If you’ve ever stared at a new product you made wondering how some people are selling things that cheap, you’re not alone. Pricing your work is one of the hardest parts of being a maker, especially when you’re the one doing it all: designing, printing, packaging, marketing, shipping, and cleaning up after.

Let's break down a question we see asked time and time again. How do you price products?


1️⃣ Stop comparing your prices to big-box stores (or even Etsy)

When you’re a small business, your cost of goods is never going to look like Amazon’s. They buy 10,000 at a time; you’re buying 10. That’s okay.
If you’re hand-printing shirts or even running your own printer, you’re not just selling a product, you’re selling personalization, speed, and service. Those are worth more. Most people are willing to pay a little more to shop small and work with someone one-on-one versus going to a big business that makes them a number.

Real world advice:
We once had someone say they could just go to Walmart for a shirt and get it cheaper. I smiled and said, “Walmart can’t make one with your dog’s face on it by Friday.” People usually get it when you remind them what makes you different.
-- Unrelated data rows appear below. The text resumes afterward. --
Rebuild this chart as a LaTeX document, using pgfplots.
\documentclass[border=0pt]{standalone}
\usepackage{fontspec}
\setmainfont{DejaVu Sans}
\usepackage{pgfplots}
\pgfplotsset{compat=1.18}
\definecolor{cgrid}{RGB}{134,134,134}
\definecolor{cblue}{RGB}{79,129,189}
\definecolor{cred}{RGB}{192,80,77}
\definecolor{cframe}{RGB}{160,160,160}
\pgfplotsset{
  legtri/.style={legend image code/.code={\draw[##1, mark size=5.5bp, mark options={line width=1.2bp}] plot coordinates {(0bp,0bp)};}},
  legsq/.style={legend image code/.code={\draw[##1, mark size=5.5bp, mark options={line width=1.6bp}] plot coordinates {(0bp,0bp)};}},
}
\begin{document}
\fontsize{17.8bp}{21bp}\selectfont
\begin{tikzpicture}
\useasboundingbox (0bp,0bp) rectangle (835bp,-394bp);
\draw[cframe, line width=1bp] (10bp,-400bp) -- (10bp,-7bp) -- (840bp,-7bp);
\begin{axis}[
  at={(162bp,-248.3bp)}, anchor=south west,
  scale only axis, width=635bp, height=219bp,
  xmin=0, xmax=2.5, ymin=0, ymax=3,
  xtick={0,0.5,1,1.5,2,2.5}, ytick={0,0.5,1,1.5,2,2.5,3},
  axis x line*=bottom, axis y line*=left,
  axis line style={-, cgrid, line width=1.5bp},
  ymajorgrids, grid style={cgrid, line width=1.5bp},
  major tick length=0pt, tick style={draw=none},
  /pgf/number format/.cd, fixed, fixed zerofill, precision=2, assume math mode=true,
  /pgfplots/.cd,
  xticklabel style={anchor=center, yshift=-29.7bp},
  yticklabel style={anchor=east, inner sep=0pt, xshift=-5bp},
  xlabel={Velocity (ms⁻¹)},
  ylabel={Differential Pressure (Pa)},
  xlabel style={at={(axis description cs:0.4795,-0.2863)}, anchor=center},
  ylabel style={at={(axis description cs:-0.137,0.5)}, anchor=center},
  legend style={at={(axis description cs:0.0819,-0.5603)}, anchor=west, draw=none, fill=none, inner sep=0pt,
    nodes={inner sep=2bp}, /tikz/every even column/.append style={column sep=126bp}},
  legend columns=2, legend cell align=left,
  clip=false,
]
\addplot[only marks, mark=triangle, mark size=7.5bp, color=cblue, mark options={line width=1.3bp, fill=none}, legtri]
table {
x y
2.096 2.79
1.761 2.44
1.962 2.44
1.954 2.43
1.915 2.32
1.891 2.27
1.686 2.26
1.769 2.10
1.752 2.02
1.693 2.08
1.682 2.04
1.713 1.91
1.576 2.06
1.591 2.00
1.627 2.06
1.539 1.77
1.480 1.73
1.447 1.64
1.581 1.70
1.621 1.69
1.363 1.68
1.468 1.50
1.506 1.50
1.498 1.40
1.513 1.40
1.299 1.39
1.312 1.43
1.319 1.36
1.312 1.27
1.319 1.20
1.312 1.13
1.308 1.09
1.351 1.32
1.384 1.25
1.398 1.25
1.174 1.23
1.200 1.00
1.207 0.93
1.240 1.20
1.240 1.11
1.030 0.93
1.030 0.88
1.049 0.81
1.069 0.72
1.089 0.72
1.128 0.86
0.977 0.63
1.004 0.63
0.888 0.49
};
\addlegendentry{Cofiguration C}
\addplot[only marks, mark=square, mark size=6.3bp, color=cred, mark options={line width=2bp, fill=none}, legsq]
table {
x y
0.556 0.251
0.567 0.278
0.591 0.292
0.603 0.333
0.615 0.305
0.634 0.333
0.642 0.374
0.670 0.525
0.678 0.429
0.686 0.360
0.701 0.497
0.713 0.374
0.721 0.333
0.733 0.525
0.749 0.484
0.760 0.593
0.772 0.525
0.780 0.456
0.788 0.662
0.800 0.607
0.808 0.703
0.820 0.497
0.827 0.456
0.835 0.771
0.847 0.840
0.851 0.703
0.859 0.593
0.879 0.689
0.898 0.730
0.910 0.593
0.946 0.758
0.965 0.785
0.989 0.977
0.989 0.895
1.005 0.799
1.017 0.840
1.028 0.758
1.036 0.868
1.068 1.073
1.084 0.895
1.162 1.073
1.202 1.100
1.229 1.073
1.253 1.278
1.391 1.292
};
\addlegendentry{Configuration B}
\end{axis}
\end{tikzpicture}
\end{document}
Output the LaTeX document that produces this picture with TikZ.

2️⃣ Build your pricing up, not down

Start with your actual costs, then add your labor and overhead. A lot of people starting out make the mistake of being the lowest cost around, or chasing the bottom line. Don't get stuck in that or you will burn yourself out. 
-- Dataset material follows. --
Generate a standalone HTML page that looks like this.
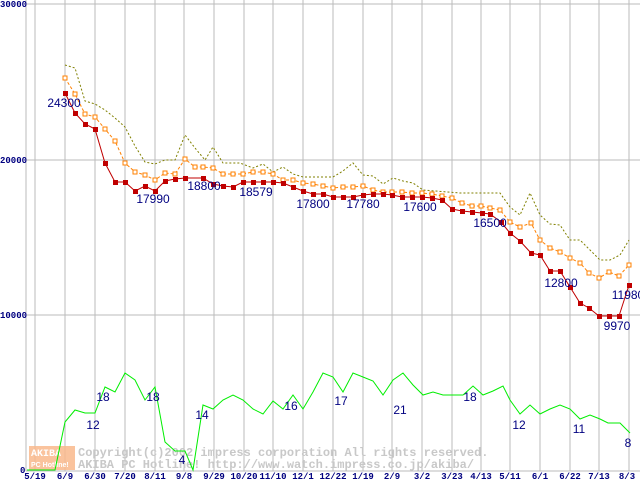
<!DOCTYPE html>
<html><head><meta charset="utf-8"><style>
html,body{margin:0;padding:0;background:#fff;}
svg{display:block;}
.ax{font-family:"Liberation Mono",monospace;font-size:9px;fill:#000080;font-weight:bold;}
.lb{font-family:"Liberation Sans",sans-serif;font-size:12px;fill:#000080;}
.wm{font-family:"Liberation Mono",monospace;font-size:12px;fill:#c8c8c8;font-weight:bold;}
</style></head><body>
<svg width="640" height="480" viewBox="0 0 640 480" xmlns="http://www.w3.org/2000/svg">
<rect width="640" height="480" fill="#fff"/>
<g stroke="#bbbbbb" stroke-width="1">
<line x1="26" y1="4" x2="640" y2="4"/><line x1="26" y1="160" x2="640" y2="160"/><line x1="26" y1="315" x2="640" y2="315"/>
<line x1="26" y1="0" x2="26" y2="471"/>
<line x1="35" y1="0" x2="35" y2="471"/><line x1="65" y1="0" x2="65" y2="471"/><line x1="95" y1="0" x2="95" y2="471"/><line x1="125" y1="0" x2="125" y2="471"/><line x1="155" y1="0" x2="155" y2="471"/><line x1="184" y1="0" x2="184" y2="471"/><line x1="214" y1="0" x2="214" y2="471"/><line x1="244" y1="0" x2="244" y2="471"/><line x1="273" y1="0" x2="273" y2="471"/><line x1="303" y1="0" x2="303" y2="471"/><line x1="333" y1="0" x2="333" y2="471"/><line x1="363" y1="0" x2="363" y2="471"/><line x1="392" y1="0" x2="392" y2="471"/><line x1="422" y1="0" x2="422" y2="471"/><line x1="452" y1="0" x2="452" y2="471"/><line x1="481" y1="0" x2="481" y2="471"/><line x1="510" y1="0" x2="510" y2="471"/><line x1="540" y1="0" x2="540" y2="471"/><line x1="570" y1="0" x2="570" y2="471"/><line x1="599" y1="0" x2="599" y2="471"/><line x1="629" y1="0" x2="629" y2="471"/>
<line x1="26" y1="471" x2="640" y2="471"/>
</g>
<text class="ax" x="0" y="7">30000</text>
<text class="ax" x="0" y="163">20000</text>
<text class="ax" x="0" y="318">10000</text>
<text class="ax" x="20" y="473">0</text>
<g class="ax" text-anchor="middle">
<text x="35" y="479">5/19</text><text x="65" y="479">6/9</text><text x="95" y="479">6/30</text><text x="125" y="479">7/20</text><text x="155" y="479">8/11</text><text x="184" y="479">9/8</text><text x="214" y="479">9/29</text><text x="244" y="479">10/20</text><text x="273" y="479">11/10</text><text x="303" y="479">12/1</text><text x="333" y="479">12/22</text><text x="363" y="479">1/19</text><text x="392" y="479">2/9</text><text x="422" y="479">3/2</text><text x="452" y="479">3/23</text><text x="481" y="479">4/13</text><text x="510" y="479">5/11</text><text x="540" y="479">6/1</text><text x="570" y="479">6/22</text><text x="599" y="479">7/13</text><text x="627" y="479">8/3</text>
</g>
<rect x="29" y="446" width="46" height="24" fill="#f9b98c" opacity="0.85"/>
<text x="31" y="456" font-family="Liberation Mono,monospace" font-size="10" font-weight="bold" fill="#fff">AKIBA</text>
<text x="31" y="467" font-family="Liberation Sans,sans-serif" font-size="7" font-weight="bold" fill="#fff">PC Hotline!</text>
<text class="wm" x="78" y="456">Copyright(c)2002 impress corporation All rights reserved.</text>
<text class="wm" x="78" y="468">AKIBA PC Hotline!  http://www.watch.impress.co.jp/akiba/</text>
<polyline fill="none" stroke="#808000" stroke-width="1" stroke-dasharray="2,2" points="65,65 75,68 85,101 95,104 105,110 115,118 125,127 135,146 145,162 155,164 165,160 175,160 185,135 195,148 205,160 213,147 223,163 240,163 253,168 263,164 273,172 283,167 293,174 303,177 333,177 343,171 353,163 363,175 373,176 383,184 393,178 403,181 413,183 423,190 460,193 500,193 510,207 520,215 530,193 540,215 550,224 560,225 570,240 580,240 590,250 600,260 610,260 620,255 629,240"/>
<polyline fill="none" stroke="#ff8000" stroke-width="1" stroke-dasharray="3,2" points="65,78 75,94 85,114 95,117 105,129 115,141 125,163 135,172 145,175 155,180 165,173 175,174 185,159 195,167 203,167 213,168 223,174 233,174 243,174 253,172 263,172 273,174 283,180 293,180 303,183 313,184 323,186 333,188 343,187 353,187 363,186 373,190 383,192 392,192 402,192 412,193 422,193 432,194 442,196 452,198 462,203 472,206 481,206 490,208 500,210 510,222 520,227 531,223 540,240 550,248 560,252 570,258 580,263 589,273 599,278 609,272 619,276 629,265"/>
<g fill="#fff" stroke="#ff8000" stroke-width="1">
<rect x="63" y="76" width="4" height="4"/><rect x="73" y="92" width="4" height="4"/><rect x="83" y="112" width="4" height="4"/><rect x="93" y="115" width="4" height="4"/><rect x="103" y="127" width="4" height="4"/><rect x="113" y="139" width="4" height="4"/><rect x="123" y="161" width="4" height="4"/><rect x="133" y="170" width="4" height="4"/><rect x="143" y="173" width="4" height="4"/><rect x="153" y="178" width="4" height="4"/><rect x="163" y="171" width="4" height="4"/><rect x="173" y="172" width="4" height="4"/><rect x="183" y="157" width="4" height="4"/><rect x="193" y="165" width="4" height="4"/><rect x="201" y="165" width="4" height="4"/><rect x="211" y="166" width="4" height="4"/><rect x="221" y="172" width="4" height="4"/><rect x="231" y="172" width="4" height="4"/><rect x="241" y="172" width="4" height="4"/><rect x="251" y="170" width="4" height="4"/><rect x="261" y="170" width="4" height="4"/><rect x="271" y="172" width="4" height="4"/><rect x="281" y="178" width="4" height="4"/><rect x="291" y="178" width="4" height="4"/><rect x="301" y="181" width="4" height="4"/><rect x="311" y="182" width="4" height="4"/><rect x="321" y="184" width="4" height="4"/><rect x="331" y="186" width="4" height="4"/><rect x="341" y="185" width="4" height="4"/><rect x="351" y="185" width="4" height="4"/><rect x="361" y="184" width="4" height="4"/><rect x="371" y="188" width="4" height="4"/><rect x="381" y="190" width="4" height="4"/><rect x="390" y="190" width="4" height="4"/><rect x="400" y="190" width="4" height="4"/><rect x="410" y="191" width="4" height="4"/><rect x="420" y="191" width="4" height="4"/><rect x="430" y="192" width="4" height="4"/><rect x="440" y="194" width="4" height="4"/><rect x="450" y="196" width="4" height="4"/><rect x="460" y="201" width="4" height="4"/><rect x="470" y="204" width="4" height="4"/><rect x="479" y="204" width="4" height="4"/><rect x="488" y="206" width="4" height="4"/><rect x="498" y="208" width="4" height="4"/><rect x="508" y="220" width="4" height="4"/><rect x="518" y="225" width="4" height="4"/><rect x="529" y="221" width="4" height="4"/><rect x="538" y="238" width="4" height="4"/><rect x="548" y="246" width="4" height="4"/><rect x="558" y="250" width="4" height="4"/><rect x="568" y="256" width="4" height="4"/><rect x="578" y="261" width="4" height="4"/><rect x="587" y="271" width="4" height="4"/><rect x="597" y="276" width="4" height="4"/><rect x="607" y="270" width="4" height="4"/><rect x="617" y="274" width="4" height="4"/><rect x="627" y="263" width="4" height="4"/>
</g>
<polyline fill="none" stroke="#c00000" stroke-width="1" points="65,93 75,113 85,124 95,129 105,163 115,182 125,182 135,191 145,186 155,191 165,181 175,179 185,178 203,178 213,184 223,186 233,187 243,182 253,182 263,182 273,182 283,183 293,187 303,191 313,194 323,194 333,197 343,197 353,197 363,195 373,194 383,194 392,195 402,197 412,197 422,197 432,198 442,200 452,209 462,211 472,212 482,213 490,214 501,222 510,233 520,241 531,253 540,255 550,271 560,271 570,287 580,303 589,308 599,316 609,316 619,316 629,285"/>
<g fill="#c00000">
<rect x="63" y="91" width="5" height="5"/><rect x="73" y="111" width="5" height="5"/><rect x="83" y="122" width="5" height="5"/><rect x="93" y="127" width="5" height="5"/><rect x="103" y="161" width="5" height="5"/><rect x="113" y="180" width="5" height="5"/><rect x="123" y="180" width="5" height="5"/><rect x="133" y="189" width="5" height="5"/><rect x="143" y="184" width="5" height="5"/><rect x="153" y="189" width="5" height="5"/><rect x="163" y="179" width="5" height="5"/><rect x="173" y="177" width="5" height="5"/><rect x="183" y="176" width="5" height="5"/><rect x="201" y="176" width="5" height="5"/><rect x="211" y="182" width="5" height="5"/><rect x="221" y="184" width="5" height="5"/><rect x="231" y="185" width="5" height="5"/><rect x="241" y="180" width="5" height="5"/><rect x="251" y="180" width="5" height="5"/><rect x="261" y="180" width="5" height="5"/><rect x="271" y="180" width="5" height="5"/><rect x="281" y="181" width="5" height="5"/><rect x="291" y="185" width="5" height="5"/><rect x="301" y="189" width="5" height="5"/><rect x="311" y="192" width="5" height="5"/><rect x="321" y="192" width="5" height="5"/><rect x="331" y="195" width="5" height="5"/><rect x="341" y="195" width="5" height="5"/><rect x="351" y="195" width="5" height="5"/><rect x="361" y="193" width="5" height="5"/><rect x="371" y="192" width="5" height="5"/><rect x="381" y="192" width="5" height="5"/><rect x="390" y="193" width="5" height="5"/><rect x="400" y="195" width="5" height="5"/><rect x="410" y="195" width="5" height="5"/><rect x="420" y="195" width="5" height="5"/><rect x="430" y="196" width="5" height="5"/><rect x="440" y="198" width="5" height="5"/><rect x="450" y="207" width="5" height="5"/><rect x="460" y="209" width="5" height="5"/><rect x="470" y="210" width="5" height="5"/><rect x="480" y="211" width="5" height="5"/><rect x="488" y="212" width="5" height="5"/><rect x="499" y="220" width="5" height="5"/><rect x="508" y="231" width="5" height="5"/><rect x="518" y="239" width="5" height="5"/><rect x="529" y="251" width="5" height="5"/><rect x="538" y="253" width="5" height="5"/><rect x="548" y="269" width="5" height="5"/><rect x="558" y="269" width="5" height="5"/><rect x="568" y="285" width="5" height="5"/><rect x="578" y="301" width="5" height="5"/><rect x="587" y="306" width="5" height="5"/><rect x="597" y="314" width="5" height="5"/><rect x="607" y="314" width="5" height="5"/><rect x="617" y="314" width="5" height="5"/><rect x="627" y="283" width="5" height="5"/>
</g>
<polyline fill="none" stroke="#00ee00" stroke-width="1" points="27,470 55,470 65,422 75,410 85,413 95,413 105,387 115,392 125,373 135,380 145,400 155,387 165,442 175,451 185,451 193,470 203,405 213,409 223,400 233,395 243,400 253,409 263,414 273,401 283,409 293,395 303,409 313,392 323,373 333,377 343,392 353,373 363,377 373,381 383,395 393,380 403,373 413,385 423,395 433,392 443,395 463,395 473,386 483,395 493,391 503,386 510,400 520,414 530,405 540,414 550,409 560,405 570,409 580,419 590,415 600,419 608,423 620,423 630,433"/>
<g class="lb" text-anchor="middle">
<text x="64" y="107">24300</text><text x="153" y="203">17990</text><text x="204" y="190">18800</text><text x="256" y="196">18579</text><text x="313" y="208">17800</text><text x="363" y="208">17780</text><text x="420" y="211">17600</text><text x="490" y="227">16500</text><text x="561" y="287">12800</text><text x="617" y="330">9970</text><text x="628" y="299">11980</text>
<text x="103" y="401">18</text><text x="93" y="429">12</text><text x="153" y="401">18</text><text x="182" y="464">4</text><text x="202" y="419">14</text><text x="291" y="410">16</text><text x="341" y="405">17</text><text x="400" y="414">21</text><text x="470" y="401">18</text><text x="519" y="429">12</text><text x="579" y="433">11</text><text x="628" y="447">8</text>
</g>
</svg>
</body></html>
Here’s a quick breakdown that works for almost anything:

  • Materials: ink, blanks, transfer film, packaging (things that go into the product)
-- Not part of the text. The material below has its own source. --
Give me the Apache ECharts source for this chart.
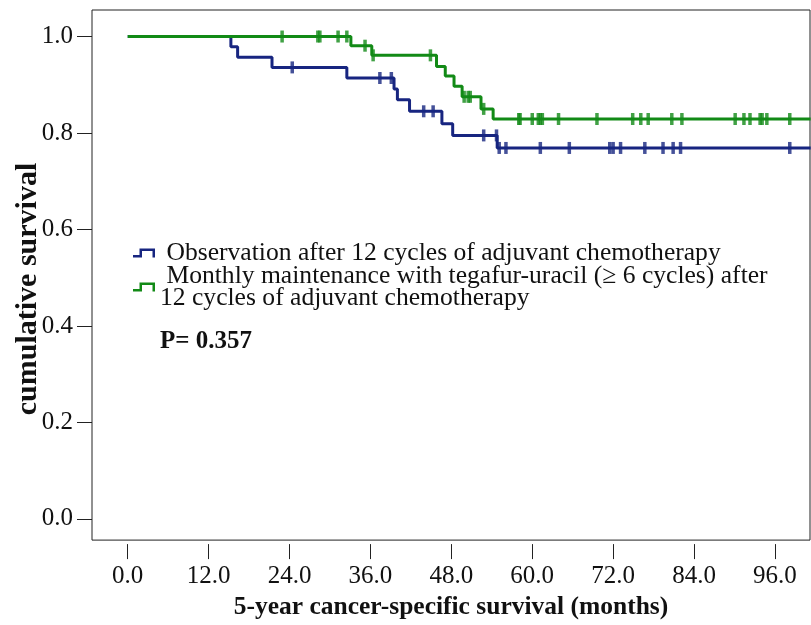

  • Labor: your time × shop rate (ex: how much you want to pay yourself per hour. You HAVE to pay yourself, this isn't negotiable)

  • Overhead: rent, utilities, software, insurance, water, sewer (if you are working from home, that is still a percentage of your bills.)

  • Profit margin: 20–40% is healthy for handmade goods. 

Market Research: Look at costs in your area or the area you sell to be competitive, but do not undercut yourself. Make sure your still making a good margin. If you can't be competative you may have to look at your processes to figure out why you aren't on par with local pricing.

If you build your pricing from the bottom up, you’ll know what’s safe to discount and what isn’t. If you always run sales, keep that in mind when pricing products.

Tip:
Track your real production time for a week. You’ll be surprised how many “5-minute jobs” are actually 25 minutes when you include setup, cleanup, and communication.


3️⃣ Your time has value, even if you’re not physically producing

Answering emails, updating listings, filming social posts, those are all business hours.
If you only charge for the minutes a machine is running or you're actively making a product, you’ll always feel like you’re chasing your tail. Build your hourly rate with all those hidden tasks in mind. 


4️⃣ You can’t please everyone

Someone will always think your prices are too high. That’s okay, they’re not your customer. The right customers value quality and consistency and working with YOU. The wrong ones burn your time, drain your energy, and still complain about $3 shipping. Be firm and your ideal customers will come around. Know your worth.


5️⃣ Keep adjusting

Pricing isn’t one-and-done. Material costs change. Labor changes. Electricity changes. You’re allowed to raise your prices. (OR if you get faster at making it sometimes they can even go down). Maybe you buy a new tool that speeds up your production time. Or you hire someone who does your bookkeeping and now you aren't spending hours a week on that. Your business can’t grow if your pricing stays stuck in year one.


🧡 Final thought

You didn’t start your business to work for free. You started it for your own reasons, but also to build something sustainable, creative, and flexible, something that pays you fairly for the work you love doing.